Check back for updates!

Past Opportunities:

Linking Spatial Stoichiometry and Resource Selection to Population Ecology

Start date May or September 2017

We are recruiting an exceptional graduate student onto a collaborative research program: Effects of Forest Harvest on Population Dynamics, Distribution, and Stoichiometry in Lynx-Hare-Plant Food Webs in Newfoundland. Our preference is for a committed, thoughtful, and independent MSc student; however, outstanding PhD applicants with a track-record of submitted or published relevant research will be considered. The project and position are fully funded. Nevertheless, students will be encouraged to compete for internal and external funding; higher GPAs and a history of publications improves competitiveness. The competition will remain open until the position is filled.

Project: Populations consist of individuals that typically exhibit variation in their response to environmental change. The goal of this research project is to better understand how environmental changes due to forest harvest practices affect individual-based traits that could influence measures of fitness (growth, reproduction, survival). The project will focus on two families of traits: individual-based measures of resource or habitat selection, and variation in stoichiometry (i.e., Carbon:Nitrogen ratio and quantity).
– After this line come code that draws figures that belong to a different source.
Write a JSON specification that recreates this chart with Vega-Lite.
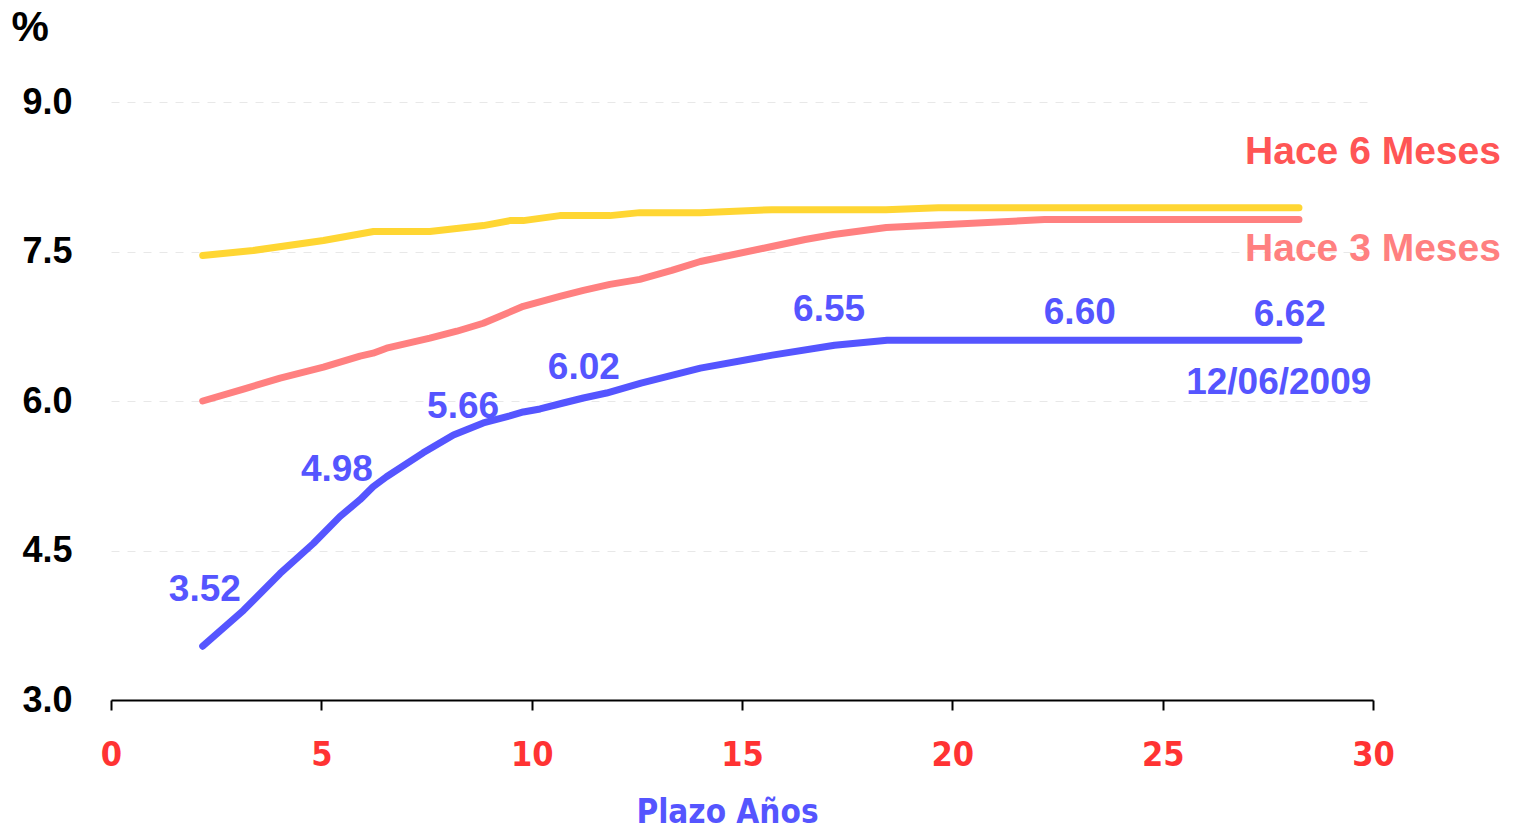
{
  "$schema": "https://vega.github.io/schema/vega-lite/v6.json",
  "width": 1262,
  "height": 598,
  "autosize": {"type": "none"},
  "padding": {"left": 111, "top": 102, "right": 141, "bottom": 132},
  "background": "white",
  "config": {"view": {"stroke": null}, "font": "Liberation Sans"},
  "datasets": {
    "curves": [
      {"serie": "Hace 6 Meses", "plazo": 2.18, "tasa": 7.46},
      {"serie": "Hace 6 Meses", "plazo": 3.38, "tasa": 7.51},
      {"serie": "Hace 6 Meses", "plazo": 5.05, "tasa": 7.61},
      {"serie": "Hace 6 Meses", "plazo": 6.24, "tasa": 7.70},
      {"serie": "Hace 6 Meses", "plazo": 7.58, "tasa": 7.70},
      {"serie": "Hace 6 Meses", "plazo": 8.85, "tasa": 7.76},
      {"serie": "Hace 6 Meses", "plazo": 9.48, "tasa": 7.81},
      {"serie": "Hace 6 Meses", "plazo": 9.80, "tasa": 7.81},
      {"serie": "Hace 6 Meses", "plazo": 10.67, "tasa": 7.86},
      {"serie": "Hace 6 Meses", "plazo": 11.86, "tasa": 7.86},
      {"serie": "Hace 6 Meses", "plazo": 12.57, "tasa": 7.89},
      {"serie": "Hace 6 Meses", "plazo": 14.01, "tasa": 7.89},
      {"serie": "Hace 6 Meses", "plazo": 15.71, "tasa": 7.92},
      {"serie": "Hace 6 Meses", "plazo": 18.42, "tasa": 7.92},
      {"serie": "Hace 6 Meses", "plazo": 19.67, "tasa": 7.94},
      {"serie": "Hace 6 Meses", "plazo": 28.24, "tasa": 7.94},
      {"serie": "Hace 3 Meses", "plazo": 2.18, "tasa": 6.00},
      {"serie": "Hace 3 Meses", "plazo": 3.15, "tasa": 6.12},
      {"serie": "Hace 3 Meses", "plazo": 4.02, "tasa": 6.23},
      {"serie": "Hace 3 Meses", "plazo": 5.05, "tasa": 6.34},
      {"serie": "Hace 3 Meses", "plazo": 5.92, "tasa": 6.45},
      {"serie": "Hace 3 Meses", "plazo": 6.23, "tasa": 6.48},
      {"serie": "Hace 3 Meses", "plazo": 6.55, "tasa": 6.53},
      {"serie": "Hace 3 Meses", "plazo": 7.58, "tasa": 6.63},
      {"serie": "Hace 3 Meses", "plazo": 8.22, "tasa": 6.70},
      {"serie": "Hace 3 Meses", "plazo": 8.85, "tasa": 6.78},
      {"serie": "Hace 3 Meses", "plazo": 9.80, "tasa": 6.95},
      {"serie": "Hace 3 Meses", "plazo": 10.67, "tasa": 7.05},
      {"serie": "Hace 3 Meses", "plazo": 11.23, "tasa": 7.11},
      {"serie": "Hace 3 Meses", "plazo": 11.86, "tasa": 7.17},
      {"serie": "Hace 3 Meses", "plazo": 12.57, "tasa": 7.22},
      {"serie": "Hace 3 Meses", "plazo": 13.33, "tasa": 7.31},
      {"serie": "Hace 3 Meses", "plazo": 14.01, "tasa": 7.40},
      {"serie": "Hace 3 Meses", "plazo": 15.71, "tasa": 7.55},
      {"serie": "Hace 3 Meses", "plazo": 16.50, "tasa": 7.62},
      {"serie": "Hace 3 Meses", "plazo": 17.18, "tasa": 7.67},
      {"serie": "Hace 3 Meses", "plazo": 18.43, "tasa": 7.74},
      {"serie": "Hace 3 Meses", "plazo": 22.19, "tasa": 7.82},
      {"serie": "Hace 3 Meses", "plazo": 28.24, "tasa": 7.82},
      {"serie": "12/06/2009", "plazo": 2.18, "tasa": 3.54},
      {"serie": "12/06/2009", "plazo": 3.15, "tasa": 3.90},
      {"serie": "12/06/2009", "plazo": 4.02, "tasa": 4.27},
      {"serie": "12/06/2009", "plazo": 4.81, "tasa": 4.57},
      {"serie": "12/06/2009", "plazo": 5.44, "tasa": 4.84},
      {"serie": "12/06/2009", "plazo": 5.92, "tasa": 5.01},
      {"serie": "12/06/2009", "plazo": 6.23, "tasa": 5.14},
      {"serie": "12/06/2009", "plazo": 6.55, "tasa": 5.24},
      {"serie": "12/06/2009", "plazo": 7.42, "tasa": 5.48},
      {"serie": "12/06/2009", "plazo": 8.14, "tasa": 5.66},
      {"serie": "12/06/2009", "plazo": 8.85, "tasa": 5.78},
      {"serie": "12/06/2009", "plazo": 9.48, "tasa": 5.85},
      {"serie": "12/06/2009", "plazo": 9.80, "tasa": 5.89},
      {"serie": "12/06/2009", "plazo": 10.20, "tasa": 5.92},
      {"serie": "12/06/2009", "plazo": 10.75, "tasa": 5.98},
      {"serie": "12/06/2009", "plazo": 11.23, "tasa": 6.03},
      {"serie": "12/06/2009", "plazo": 11.78, "tasa": 6.08},
      {"serie": "12/06/2009", "plazo": 12.60, "tasa": 6.18},
      {"serie": "12/06/2009", "plazo": 14.01, "tasa": 6.33},
      {"serie": "12/06/2009", "plazo": 15.72, "tasa": 6.46},
      {"serie": "12/06/2009", "plazo": 17.20, "tasa": 6.56},
      {"serie": "12/06/2009", "plazo": 18.45, "tasa": 6.61},
      {"serie": "12/06/2009", "plazo": 28.24, "tasa": 6.61}
    ],
    "labels": [
      {"tipo": "actual", "plazo": 2.23, "tasa": 4.10, "texto": "3.52"},
      {"tipo": "actual", "plazo": 5.37, "tasa": 5.31, "texto": "4.98"},
      {"tipo": "actual", "plazo": 8.37, "tasa": 5.94, "texto": "5.66"},
      {"tipo": "actual", "plazo": 11.24, "tasa": 6.33, "texto": "6.02"},
      {"tipo": "actual", "plazo": 17.07, "tasa": 6.91, "texto": "6.55"},
      {"tipo": "actual", "plazo": 23.03, "tasa": 6.88, "texto": "6.60"},
      {"tipo": "actual", "plazo": 28.02, "tasa": 6.86, "texto": "6.62"},
      {"tipo": "actual", "plazo": 27.76, "tasa": 6.18, "texto": "12/06/2009"}
    ],
    "hace": [
      {"tipo": "seis", "plazo": 30.0, "tasa": 8.50, "texto": "Hace 6 Meses"},
      {"tipo": "tres", "plazo": 30.0, "tasa": 7.53, "texto": "Hace 3 Meses"}
    ]
  },
  "layer": [
    {
      "data": {"name": "curves"},
      "mark": {"type": "line", "strokeWidth": 7, "strokeCap": "round", "strokeJoin": "round"},
      "encoding": {
        "x": {
          "field": "plazo", "type": "quantitative",
          "scale": {"domain": [0, 30], "nice": false, "zero": false},
          "axis": {
            "values": [0, 5, 10, 15, 20, 25, 30],
            "grid": false,
            "domainColor": "black", "domainWidth": 2,
            "tickColor": "black", "tickWidth": 2, "tickSize": 10,
            "labelFont": "Liberation Sans Narrow, DejaVu Sans Condensed, sans-serif",
            "labelFontSize": 34, "labelFontWeight": "bold", "labelColor": "#FF3333",
            "labelPadding": 28, "labelFlush": false,
            "title": "Plazo Años",
            "titleFont": "Liberation Sans Narrow, DejaVu Sans Condensed, sans-serif",
            "titleFontSize": 33, "titleFontWeight": "bold", "titleColor": "#5555FF",
            "titleX": 616, "titleY": 112, "titleBaseline": "middle", "titleAlign": "center"
          }
        },
        "y": {
          "field": "tasa", "type": "quantitative",
          "scale": {"domain": [3, 9], "nice": false, "zero": false},
          "axis": {
            "values": [3, 4.5, 6, 7.5, 9],
            "format": ".1f",
            "domain": false, "ticks": false,
            "grid": true, "gridDash": [8, 8], "gridColor": "#e8e8e8", "gridWidth": 1,
            "labelFontSize": 36, "labelFontWeight": "bold", "labelColor": "black",
            "labelPadding": 39,
            "title": "%", "titleAngle": 0, "titleAlign": "left", "titleBaseline": "middle",
            "titleX": -100, "titleY": -75,
            "titleFontSize": 42, "titleFontWeight": "bold", "titleColor": "black"
          }
        },
        "color": {
          "field": "serie", "type": "nominal",
          "scale": {"domain": ["Hace 6 Meses", "Hace 3 Meses", "12/06/2009"], "range": ["#FFD633", "#FF8080", "#5555FF"]},
          "legend": null
        }
      }
    },
    {
      "data": {"name": "labels"},
      "mark": {"type": "text", "fontWeight": "bold", "fontSize": 37, "baseline": "middle", "align": "center"},
      "encoding": {
        "x": {"field": "plazo", "type": "quantitative"},
        "y": {"field": "tasa", "type": "quantitative"},
        "text": {"field": "texto"},
        "color": {
          "field": "tipo", "type": "nominal",
          "scale": {"domain": ["actual", "seis", "tres"], "range": ["#5555FF", "#FF5555", "#FF8080"]},
          "legend": null
        }
      }
    },
    {
      "data": {"name": "hace"},
      "mark": {"type": "text", "fontWeight": "bold", "fontSize": 39, "baseline": "middle", "align": "center"},
      "encoding": {
        "x": {"field": "plazo", "type": "quantitative"},
        "y": {"field": "tasa", "type": "quantitative"},
        "text": {"field": "texto"},
        "color": {
          "field": "tipo", "type": "nominal",
          "scale": {"domain": ["actual", "seis", "tres"], "range": ["#5555FF", "#FF5555", "#FF8080"]},
          "legend": null
        }
      }
    }
  ],
  "resolve": {"scale": {"color": "independent"}}
}
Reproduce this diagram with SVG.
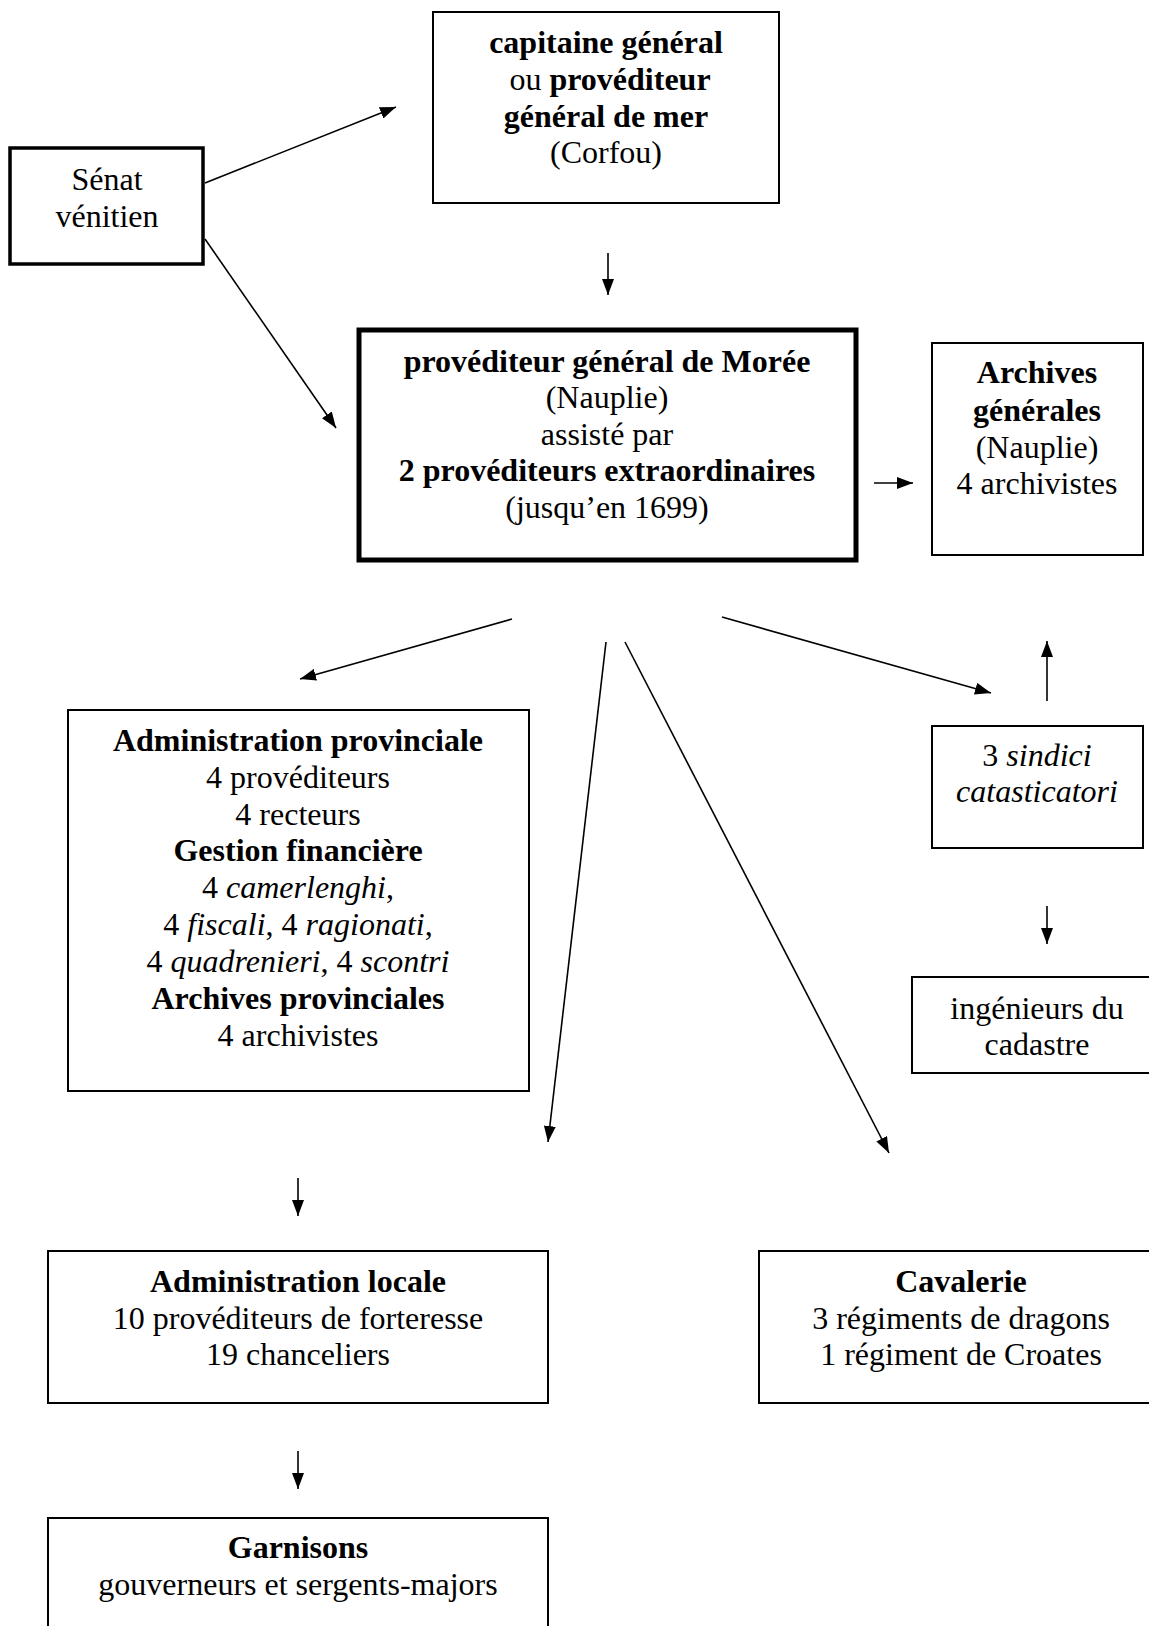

This project tests the effects of forest harvest practices on these traits in a trophic hierarchy consisting of herbivores (snowshoe hare) and predators (Canada lynx).

Team: This project is part of a larger research program at MUN that includes food-web ecology and ecological stoichiometry (Leroux Lab) and landscape ecology (Wiersma Lab). The successful applicant will have the opportunity to work closely with all three labs, including collaborating with two other exceptional graduate students on this research program (a PhD student with Leroux and a MSc student with Wiersma).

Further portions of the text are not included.